What the task requires -
Your answer should consist solely of the lines from the one with "Rebuild this diagram" through the one with "(965,430) -- cycle;", copied exactly, endpoints included.

○ ○ ○

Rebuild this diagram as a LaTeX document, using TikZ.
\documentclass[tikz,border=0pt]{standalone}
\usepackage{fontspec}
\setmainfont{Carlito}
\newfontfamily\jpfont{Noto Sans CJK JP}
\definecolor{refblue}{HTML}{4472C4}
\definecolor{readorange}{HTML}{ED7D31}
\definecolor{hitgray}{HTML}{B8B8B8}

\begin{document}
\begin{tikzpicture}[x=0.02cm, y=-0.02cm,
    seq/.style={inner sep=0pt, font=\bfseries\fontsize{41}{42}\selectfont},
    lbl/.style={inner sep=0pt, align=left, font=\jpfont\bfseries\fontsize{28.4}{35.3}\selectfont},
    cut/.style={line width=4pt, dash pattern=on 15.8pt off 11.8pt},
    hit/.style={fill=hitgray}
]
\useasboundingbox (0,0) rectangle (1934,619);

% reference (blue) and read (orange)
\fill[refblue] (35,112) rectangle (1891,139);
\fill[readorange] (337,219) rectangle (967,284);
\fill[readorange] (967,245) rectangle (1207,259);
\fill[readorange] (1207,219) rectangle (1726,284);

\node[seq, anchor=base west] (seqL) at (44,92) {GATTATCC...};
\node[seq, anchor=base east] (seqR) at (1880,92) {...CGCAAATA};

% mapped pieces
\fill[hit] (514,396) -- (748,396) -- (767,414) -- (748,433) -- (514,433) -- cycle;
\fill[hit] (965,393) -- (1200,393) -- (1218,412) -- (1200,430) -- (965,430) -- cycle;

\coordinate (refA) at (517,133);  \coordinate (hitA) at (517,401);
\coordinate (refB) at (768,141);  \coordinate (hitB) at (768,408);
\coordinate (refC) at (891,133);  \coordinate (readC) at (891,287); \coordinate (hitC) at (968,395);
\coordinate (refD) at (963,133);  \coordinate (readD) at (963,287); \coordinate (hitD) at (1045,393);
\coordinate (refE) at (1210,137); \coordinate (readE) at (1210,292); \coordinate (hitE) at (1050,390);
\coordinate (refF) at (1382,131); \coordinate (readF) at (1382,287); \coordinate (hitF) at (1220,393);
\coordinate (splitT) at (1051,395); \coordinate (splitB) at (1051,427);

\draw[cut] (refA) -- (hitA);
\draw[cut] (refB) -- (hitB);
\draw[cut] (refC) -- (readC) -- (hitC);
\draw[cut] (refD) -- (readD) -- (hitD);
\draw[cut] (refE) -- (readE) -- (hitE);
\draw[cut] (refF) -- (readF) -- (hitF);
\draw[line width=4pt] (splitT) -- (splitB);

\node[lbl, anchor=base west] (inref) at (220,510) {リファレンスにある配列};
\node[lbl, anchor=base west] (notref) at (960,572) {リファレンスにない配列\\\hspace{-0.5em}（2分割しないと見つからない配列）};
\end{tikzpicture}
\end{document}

○ ○ ○

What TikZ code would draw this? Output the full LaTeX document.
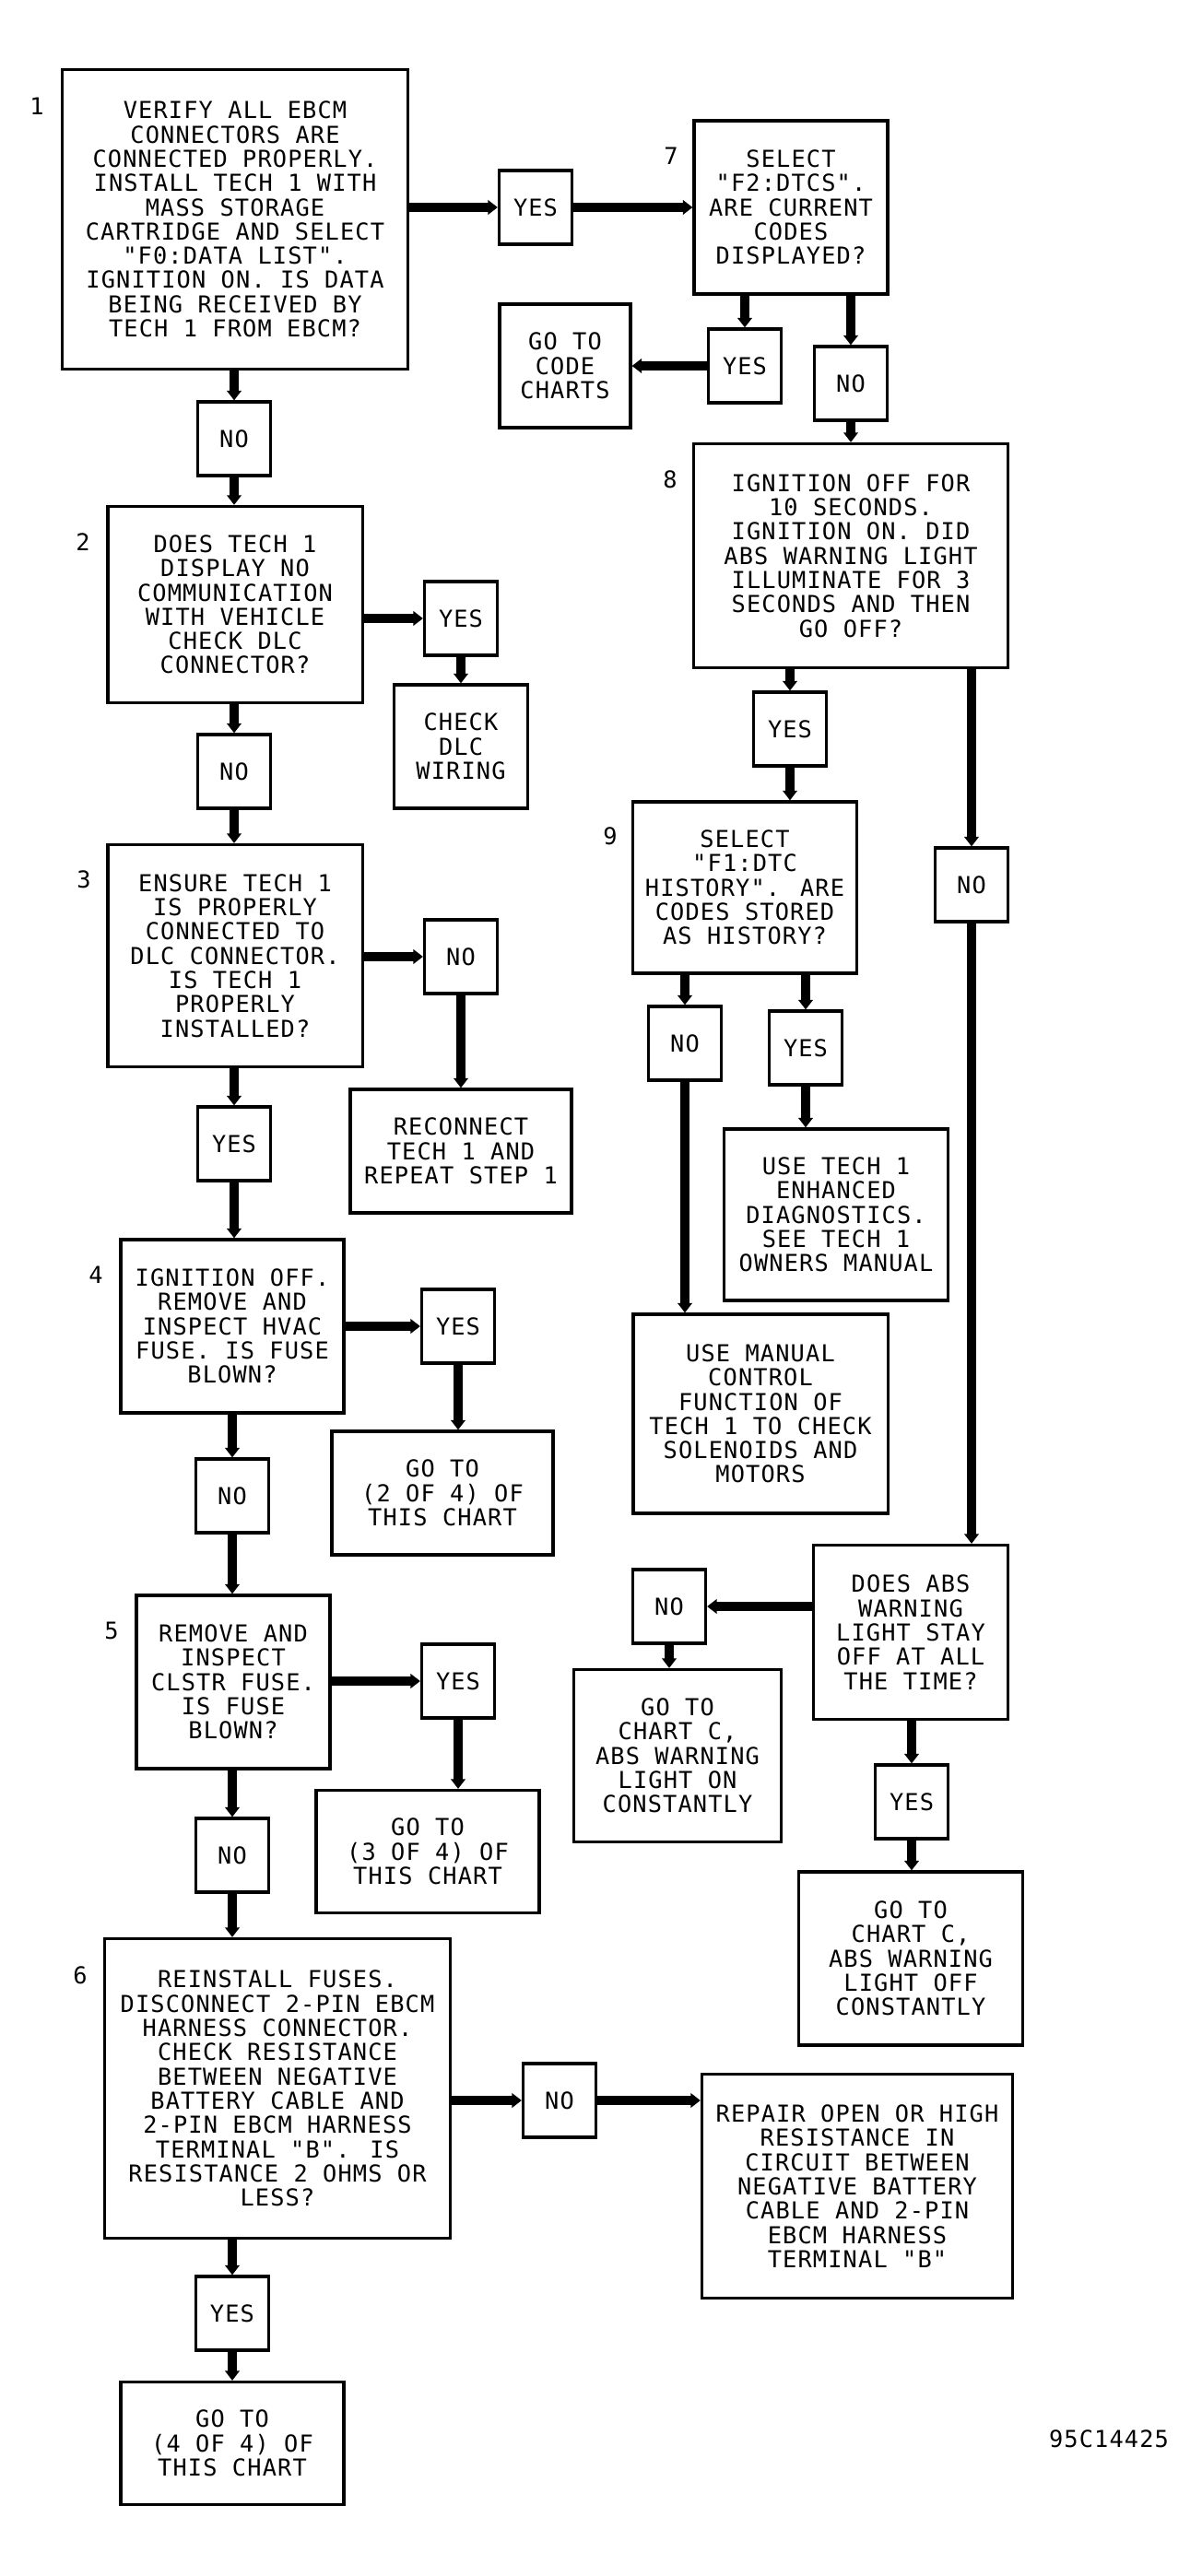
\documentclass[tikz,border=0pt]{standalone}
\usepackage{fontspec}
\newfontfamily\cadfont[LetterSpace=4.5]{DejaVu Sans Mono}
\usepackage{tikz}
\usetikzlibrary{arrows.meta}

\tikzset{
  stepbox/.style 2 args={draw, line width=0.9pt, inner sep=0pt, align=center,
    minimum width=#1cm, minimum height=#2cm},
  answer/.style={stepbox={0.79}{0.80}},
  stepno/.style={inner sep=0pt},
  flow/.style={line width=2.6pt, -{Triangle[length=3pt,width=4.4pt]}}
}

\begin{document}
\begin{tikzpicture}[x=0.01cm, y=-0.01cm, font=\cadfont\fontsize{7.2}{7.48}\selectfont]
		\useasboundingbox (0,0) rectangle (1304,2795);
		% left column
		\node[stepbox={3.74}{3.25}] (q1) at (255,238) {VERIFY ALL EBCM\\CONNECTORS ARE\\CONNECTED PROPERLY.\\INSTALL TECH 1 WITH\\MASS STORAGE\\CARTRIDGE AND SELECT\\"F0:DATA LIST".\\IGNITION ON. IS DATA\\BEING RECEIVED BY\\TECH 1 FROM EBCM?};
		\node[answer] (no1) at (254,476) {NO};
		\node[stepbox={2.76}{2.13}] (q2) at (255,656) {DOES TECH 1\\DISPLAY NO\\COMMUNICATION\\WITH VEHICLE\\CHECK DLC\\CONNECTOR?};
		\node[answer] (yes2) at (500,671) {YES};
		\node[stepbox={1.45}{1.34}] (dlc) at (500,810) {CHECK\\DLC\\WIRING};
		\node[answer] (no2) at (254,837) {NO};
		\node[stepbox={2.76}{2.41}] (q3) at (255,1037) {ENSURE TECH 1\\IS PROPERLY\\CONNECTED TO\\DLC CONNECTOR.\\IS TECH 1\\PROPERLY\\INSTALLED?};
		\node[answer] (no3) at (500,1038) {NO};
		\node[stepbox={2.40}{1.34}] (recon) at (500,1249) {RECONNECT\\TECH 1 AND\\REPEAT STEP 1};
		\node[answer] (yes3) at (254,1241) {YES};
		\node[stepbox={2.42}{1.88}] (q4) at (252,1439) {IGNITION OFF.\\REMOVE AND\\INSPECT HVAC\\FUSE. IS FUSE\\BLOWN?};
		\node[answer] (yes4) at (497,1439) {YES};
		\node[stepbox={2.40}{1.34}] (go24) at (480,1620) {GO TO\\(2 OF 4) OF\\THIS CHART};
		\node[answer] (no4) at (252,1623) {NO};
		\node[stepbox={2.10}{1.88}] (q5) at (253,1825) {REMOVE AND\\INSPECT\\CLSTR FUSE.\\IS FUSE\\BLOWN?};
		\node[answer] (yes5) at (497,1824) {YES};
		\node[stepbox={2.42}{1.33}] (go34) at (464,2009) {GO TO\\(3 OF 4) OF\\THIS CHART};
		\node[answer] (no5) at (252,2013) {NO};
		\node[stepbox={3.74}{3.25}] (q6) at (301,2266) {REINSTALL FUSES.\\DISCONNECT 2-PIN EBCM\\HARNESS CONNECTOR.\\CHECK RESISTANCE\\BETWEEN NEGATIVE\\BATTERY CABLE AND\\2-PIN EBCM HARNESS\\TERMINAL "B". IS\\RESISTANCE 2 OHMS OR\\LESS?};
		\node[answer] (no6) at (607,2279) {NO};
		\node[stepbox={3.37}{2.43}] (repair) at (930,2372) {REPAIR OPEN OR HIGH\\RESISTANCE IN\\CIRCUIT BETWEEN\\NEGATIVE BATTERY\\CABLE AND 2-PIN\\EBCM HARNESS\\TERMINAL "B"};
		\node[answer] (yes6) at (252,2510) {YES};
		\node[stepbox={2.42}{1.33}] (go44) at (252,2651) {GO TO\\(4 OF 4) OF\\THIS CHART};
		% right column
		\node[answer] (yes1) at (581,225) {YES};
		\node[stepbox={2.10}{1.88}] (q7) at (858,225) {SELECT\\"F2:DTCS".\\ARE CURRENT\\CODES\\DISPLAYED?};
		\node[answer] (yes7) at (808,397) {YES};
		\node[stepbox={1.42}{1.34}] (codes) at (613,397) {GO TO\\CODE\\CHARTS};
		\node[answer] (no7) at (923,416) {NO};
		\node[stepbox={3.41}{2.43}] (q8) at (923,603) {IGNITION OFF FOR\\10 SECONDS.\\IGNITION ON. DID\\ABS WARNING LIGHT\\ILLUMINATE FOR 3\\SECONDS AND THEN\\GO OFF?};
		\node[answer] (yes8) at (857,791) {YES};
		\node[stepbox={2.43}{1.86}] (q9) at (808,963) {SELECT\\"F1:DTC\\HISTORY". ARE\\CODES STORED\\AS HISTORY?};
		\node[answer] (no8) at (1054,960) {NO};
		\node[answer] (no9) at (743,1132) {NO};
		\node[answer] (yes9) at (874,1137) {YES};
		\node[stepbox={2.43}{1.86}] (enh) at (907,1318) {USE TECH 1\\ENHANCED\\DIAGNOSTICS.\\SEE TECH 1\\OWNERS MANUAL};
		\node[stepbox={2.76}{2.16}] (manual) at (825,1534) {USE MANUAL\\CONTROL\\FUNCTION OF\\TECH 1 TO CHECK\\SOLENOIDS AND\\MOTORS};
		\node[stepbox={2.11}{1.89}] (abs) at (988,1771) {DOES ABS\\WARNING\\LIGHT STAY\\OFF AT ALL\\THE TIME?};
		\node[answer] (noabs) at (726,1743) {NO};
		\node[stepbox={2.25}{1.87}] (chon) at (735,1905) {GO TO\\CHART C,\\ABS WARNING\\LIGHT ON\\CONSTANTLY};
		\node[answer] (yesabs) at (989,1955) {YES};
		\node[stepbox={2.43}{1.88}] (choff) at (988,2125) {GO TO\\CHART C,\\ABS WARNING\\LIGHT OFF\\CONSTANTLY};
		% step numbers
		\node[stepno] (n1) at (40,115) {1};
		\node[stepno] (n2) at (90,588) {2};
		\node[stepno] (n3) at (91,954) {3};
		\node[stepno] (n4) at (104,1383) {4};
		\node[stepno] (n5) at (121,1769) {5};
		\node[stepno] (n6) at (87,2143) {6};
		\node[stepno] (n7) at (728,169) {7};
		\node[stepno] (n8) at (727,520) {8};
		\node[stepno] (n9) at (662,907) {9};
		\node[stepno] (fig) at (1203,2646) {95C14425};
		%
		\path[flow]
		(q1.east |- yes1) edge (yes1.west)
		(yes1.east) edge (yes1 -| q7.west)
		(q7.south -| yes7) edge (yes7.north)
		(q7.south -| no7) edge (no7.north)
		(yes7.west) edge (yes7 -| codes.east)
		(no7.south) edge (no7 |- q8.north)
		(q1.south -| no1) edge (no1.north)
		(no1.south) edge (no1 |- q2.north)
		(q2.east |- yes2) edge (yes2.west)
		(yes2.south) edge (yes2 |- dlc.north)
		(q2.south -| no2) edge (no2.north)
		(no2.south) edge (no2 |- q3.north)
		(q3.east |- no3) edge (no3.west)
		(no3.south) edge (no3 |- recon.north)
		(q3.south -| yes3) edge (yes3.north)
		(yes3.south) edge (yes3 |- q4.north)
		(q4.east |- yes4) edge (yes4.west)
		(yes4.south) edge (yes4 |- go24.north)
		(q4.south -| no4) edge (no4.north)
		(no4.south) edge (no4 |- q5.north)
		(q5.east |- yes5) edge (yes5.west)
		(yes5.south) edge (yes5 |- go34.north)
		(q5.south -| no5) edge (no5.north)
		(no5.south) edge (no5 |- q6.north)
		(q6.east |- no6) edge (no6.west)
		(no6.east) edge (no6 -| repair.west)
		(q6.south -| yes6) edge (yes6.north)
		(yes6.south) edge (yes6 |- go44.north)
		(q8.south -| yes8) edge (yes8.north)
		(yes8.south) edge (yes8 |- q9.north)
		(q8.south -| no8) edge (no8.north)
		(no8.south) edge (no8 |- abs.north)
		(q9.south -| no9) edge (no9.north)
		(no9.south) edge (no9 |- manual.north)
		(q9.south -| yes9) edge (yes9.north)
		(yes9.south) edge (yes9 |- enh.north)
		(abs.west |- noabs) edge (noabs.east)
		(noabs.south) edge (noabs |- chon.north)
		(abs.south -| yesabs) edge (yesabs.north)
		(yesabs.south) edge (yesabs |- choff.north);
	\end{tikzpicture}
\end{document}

○ ○ ○

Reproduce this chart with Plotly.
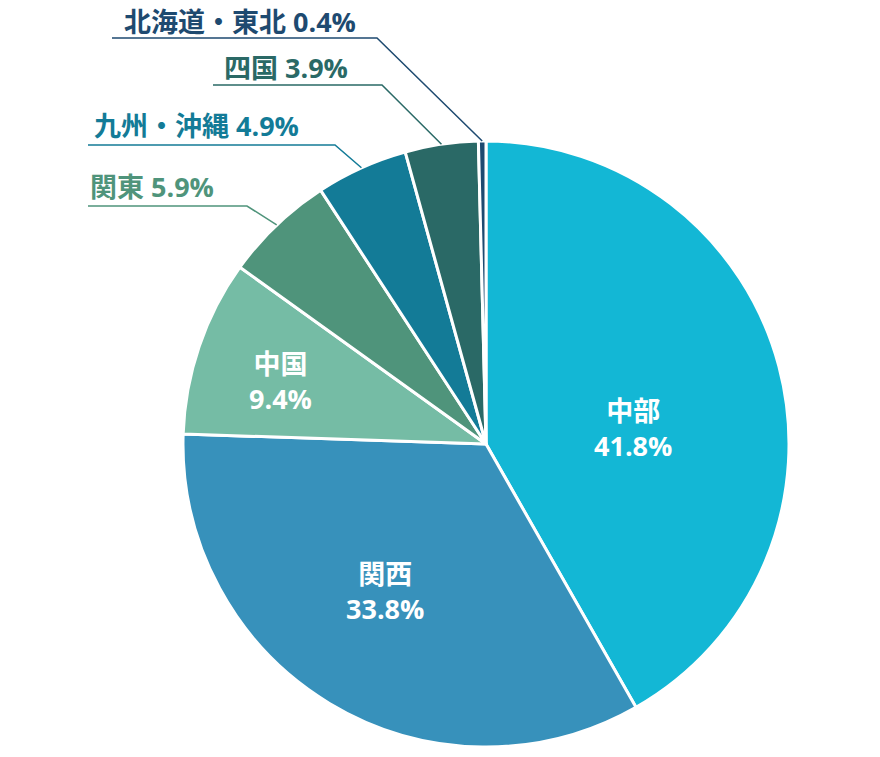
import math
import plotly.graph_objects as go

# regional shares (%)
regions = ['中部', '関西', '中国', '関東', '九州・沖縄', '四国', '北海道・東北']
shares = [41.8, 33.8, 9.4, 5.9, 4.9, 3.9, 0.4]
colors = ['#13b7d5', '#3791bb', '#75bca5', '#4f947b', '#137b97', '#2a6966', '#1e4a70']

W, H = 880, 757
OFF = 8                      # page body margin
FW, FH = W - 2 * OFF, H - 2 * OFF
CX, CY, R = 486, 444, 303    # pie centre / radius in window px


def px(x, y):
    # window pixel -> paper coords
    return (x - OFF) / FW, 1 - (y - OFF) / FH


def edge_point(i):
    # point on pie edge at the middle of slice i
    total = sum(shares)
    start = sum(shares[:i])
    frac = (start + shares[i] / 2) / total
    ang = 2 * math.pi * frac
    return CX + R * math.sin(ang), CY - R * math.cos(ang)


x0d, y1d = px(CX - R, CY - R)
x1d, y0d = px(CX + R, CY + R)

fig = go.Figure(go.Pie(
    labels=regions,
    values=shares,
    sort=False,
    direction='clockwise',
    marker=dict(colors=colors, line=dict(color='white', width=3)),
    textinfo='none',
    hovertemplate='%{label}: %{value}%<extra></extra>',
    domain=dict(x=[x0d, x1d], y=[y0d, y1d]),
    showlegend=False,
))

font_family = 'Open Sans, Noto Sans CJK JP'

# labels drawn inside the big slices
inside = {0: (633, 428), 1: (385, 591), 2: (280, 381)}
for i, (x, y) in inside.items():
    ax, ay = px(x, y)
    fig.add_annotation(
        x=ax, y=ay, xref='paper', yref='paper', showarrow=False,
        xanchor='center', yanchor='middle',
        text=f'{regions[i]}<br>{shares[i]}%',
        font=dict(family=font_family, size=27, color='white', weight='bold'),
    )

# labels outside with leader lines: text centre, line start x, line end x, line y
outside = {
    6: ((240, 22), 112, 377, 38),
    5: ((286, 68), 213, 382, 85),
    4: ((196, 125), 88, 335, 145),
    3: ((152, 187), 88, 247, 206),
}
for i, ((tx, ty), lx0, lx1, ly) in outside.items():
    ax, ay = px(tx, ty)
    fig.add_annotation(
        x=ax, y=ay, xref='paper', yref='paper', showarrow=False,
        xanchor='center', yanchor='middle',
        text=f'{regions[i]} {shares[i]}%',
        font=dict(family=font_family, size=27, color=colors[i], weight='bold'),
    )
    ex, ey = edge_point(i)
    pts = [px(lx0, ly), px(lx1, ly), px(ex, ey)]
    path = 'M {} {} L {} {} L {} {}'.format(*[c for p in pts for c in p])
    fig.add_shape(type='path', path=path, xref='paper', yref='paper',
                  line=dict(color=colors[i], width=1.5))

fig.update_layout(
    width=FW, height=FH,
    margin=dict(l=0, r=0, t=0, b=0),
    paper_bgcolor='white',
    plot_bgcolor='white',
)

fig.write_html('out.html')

○ ○ ○

Correct result -
Rebuild this diagram as a LaTeX document, using TikZ.
\documentclass[tikz,border=0pt]{standalone}
\usepackage{fontspec}
\setmainfont{Carlito}
\newfontfamily\jpfont{Noto Sans CJK JP}
\definecolor{refblue}{HTML}{4472C4}
\definecolor{readorange}{HTML}{ED7D31}
\definecolor{hitgray}{HTML}{B8B8B8}

\begin{document}
\begin{tikzpicture}[x=0.02cm, y=-0.02cm,
    seq/.style={inner sep=0pt, font=\bfseries\fontsize{41}{42}\selectfont},
    lbl/.style={inner sep=0pt, align=left, font=\jpfont\bfseries\fontsize{28.4}{35.3}\selectfont},
    cut/.style={line width=4pt, dash pattern=on 15.8pt off 11.8pt},
    hit/.style={fill=hitgray}
]
\useasboundingbox (0,0) rectangle (1934,619);

% reference (blue) and read (orange)
\fill[refblue] (35,112) rectangle (1891,139);
\fill[readorange] (337,219) rectangle (967,284);
\fill[readorange] (967,245) rectangle (1207,259);
\fill[readorange] (1207,219) rectangle (1726,284);

\node[seq, anchor=base west] (seqL) at (44,92) {GATTATCC...};
\node[seq, anchor=base east] (seqR) at (1880,92) {...CGCAAATA};

% mapped pieces
\fill[hit] (514,396) -- (748,396) -- (767,414) -- (748,433) -- (514,433) -- cycle;
\fill[hit] (965,393) -- (1200,393) -- (1218,412) -- (1200,430) -- (965,430) -- cycle;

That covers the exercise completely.